Warum ziehen sich die Verhandlungen  zum Länderfinanzausgleich so lange hin?


So weit sind wir gar nicht auseinander. Klar ist, dass alle fünf ostdeutschen Länder keine Regelung akzeptieren werden, die zu einer Spaltung des Landes in arme und reiche Länder führen würde. Das werden wir nicht zulassen. Wenn der Bund 8,5 Milliarden Euro anbietet, davon aber der größte Betrag in den Ländern landet, die sowieso schon höhere Steuereinnahmen haben als der Osten, dann ist das nicht zu akzeptieren.
 
Wann folgt die Einigung?


Ich hoffe, dass wir zügig abschließen. Es hängt vor allem davon ab, dass einige, die hoch auf die Palme gestiegen sind, auch mal wieder herunterkommen. Da geht's eher um Eitelkeiten als um die Sache.

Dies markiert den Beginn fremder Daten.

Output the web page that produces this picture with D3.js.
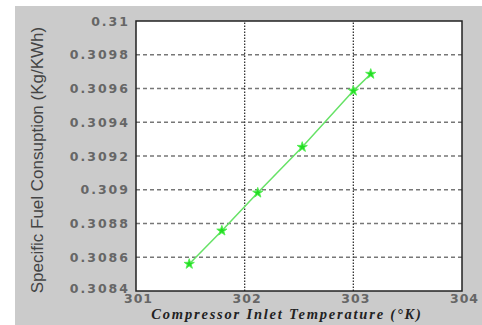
<!DOCTYPE html>
<html>
<head>
<meta charset="utf-8">
<script src="https://cdn.jsdelivr.net/npm/d3@7"></script>
<style>
  body { margin: 0; background: #fff; }
  svg { display: block; }
  .tick text { font-family: "DejaVu Sans", Verdana, sans-serif; font-weight: bold; fill: #666; letter-spacing: 2px; }
</style>
</head>
<body>
<div id="chart"></div>
<script>
var temps = [301.49, 301.79, 302.12, 302.53, 303.0, 303.16];
var sfc = [0.30856, 0.308757, 0.308982, 0.309253, 0.309586, 0.309686];
var xTicks = [301, 302, 303, 304];
var yTicks = [0.3084, 0.3086, 0.3088, 0.309, 0.3092, 0.3094, 0.3096, 0.3098, 0.31];

var width = 482, height = 325;
var margin = { left: 136, top: 21, right: 20, bottom: 35 };

var svg = d3.select('#chart').append('svg')
  .attr('width', width)
  .attr('height', height);

// grey figure background
svg.append('rect')
  .attr('x', 15).attr('y', 6)
  .attr('width', width - 15).attr('height', height - 6)
  .attr('fill', '#cbcbcb');

var x = d3.scaleLinear().domain([301, 304]).range([margin.left, width - margin.right]);
var y = d3.scaleLinear().domain([0.3084, 0.31]).range([height - margin.bottom + 1, margin.top]);

svg.append('rect')
  .attr('x', x(301)).attr('y', y(0.31))
  .attr('width', x(304) - x(301)).attr('height', y(0.3084) - y(0.31))
  .attr('fill', '#fff');

// grid
var grid = svg.append('g');
grid.selectAll('line.h').data(yTicks.slice(1, -1))
  .enter().append('line')
  .attr('x1', x(301)).attr('x2', x(304))
  .attr('y1', function(d) { return y(d); })
  .attr('y2', function(d) { return y(d); })
  .attr('stroke', '#777').attr('stroke-width', 1.3)
  .attr('stroke-dasharray', '4,3');
grid.selectAll('line.v').data(xTicks.slice(1, -1))
  .enter().append('line')
  .attr('y1', y(0.3084)).attr('y2', y(0.31))
  .attr('x1', function(d) { return x(d); })
  .attr('x2', function(d) { return x(d); })
  .attr('stroke', '#333').attr('stroke-width', 1.3)
  .attr('stroke-dasharray', '1.5,1.5');

// axes
var xAxis = d3.axisBottom(x).tickValues(xTicks).tickFormat(d3.format('d')).tickSize(0).tickPadding(3);
var yAxis = d3.axisLeft(y).tickValues(yTicks).tickFormat(function(d) { return String(+d.toFixed(4)); }).tickSize(0).tickPadding(6);

svg.append('g')
  .attr('transform', 'translate(2,' + y(0.3084) + ')')
  .call(xAxis)
  .call(function(g) { g.select('.domain').remove(); })
  .selectAll('text').style('font-size', '12.5px').style('letter-spacing', '1px');

svg.append('g')
  .attr('transform', 'translate(' + x(301) + ',0)')
  .call(yAxis)
  .call(function(g) { g.select('.domain').remove(); })
  .selectAll('text').style('font-size', '12.5px')
  .attr('y', function(d) { return d === 0.3084 ? -3 : 0; });

// box
svg.append('rect')
  .attr('x', x(301)).attr('y', y(0.31))
  .attr('width', x(304) - x(301)).attr('height', y(0.3084) - y(0.31))
  .attr('fill', 'none').attr('stroke', '#222').attr('stroke-width', 1.5);

// series
var pts = temps.map(function(t, i) { return [t, sfc[i]]; });
var line = d3.line().x(function(d) { return x(d[0]); }).y(function(d) { return y(d[1]); });

svg.append('path')
  .datum(pts)
  .attr('d', line)
  .attr('fill', 'none')
  .attr('stroke', '#66e266')
  .attr('stroke-width', 1.5);

svg.selectAll('path.pt').data(pts)
  .enter().append('path')
  .attr('class', 'pt')
  .attr('transform', function(d) { return 'translate(' + x(d[0]) + ',' + y(d[1]) + ')'; })
  .attr('d', d3.symbol().type(d3.symbolStar).size(32))
  .attr('fill', '#22dd22')
  .attr('stroke', '#55ee55')
  .attr('stroke-width', 1);

// labels
svg.append('text')
  .attr('transform', 'translate(43,' + ((y(0.31) + y(0.3084)) / 2 + 4) + ') rotate(-90)')
  .attr('text-anchor', 'middle')
  .style('font-family', '"Liberation Sans", Arial, sans-serif')
  .style('font-size', '17px')
  .style('fill', '#444')
  .text('Specific Fuel Consuption (Kg/KWh)');

svg.append('text')
  .attr('x', 287)
  .attr('y', 319)
  .attr('text-anchor', 'middle')
  .style('font-family', '"Liberation Serif", "Times New Roman", serif')
  .style('font-size', '14.5px')
  .style('font-weight', 'bold')
  .style('font-style', 'italic')
  .style('letter-spacing', '1.8px')
  .style('fill', '#222')
  .text('Compressor Inlet Temperature (\u00B0K)');
</script>
</body>
</html>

Mit Angela Merkel eint Sie, CDU-intern als alternativlos zu gelten. Sie sind seit 2008 im Amt und damit der dienstälteste Ministerpräsident der Republik. Am Samstag stellen Sie sich zum fünften Mal als CDU-Landesvorsitzender zur Wahl. Wie sieht ihre persönliche Lebensplanung für die nächsten zehn Jahre aus?


Ich bin gerne Ministerpräsident. Mir macht es Spaß, für diesen Freistaat zu arbeiten. Dabei ist es wichtig, dass einen die Wähler tragen und die Partei einen unterstützt. Bei Wahlen legt man Rechenschaft ab und wirbt erneut um das Vertrauen.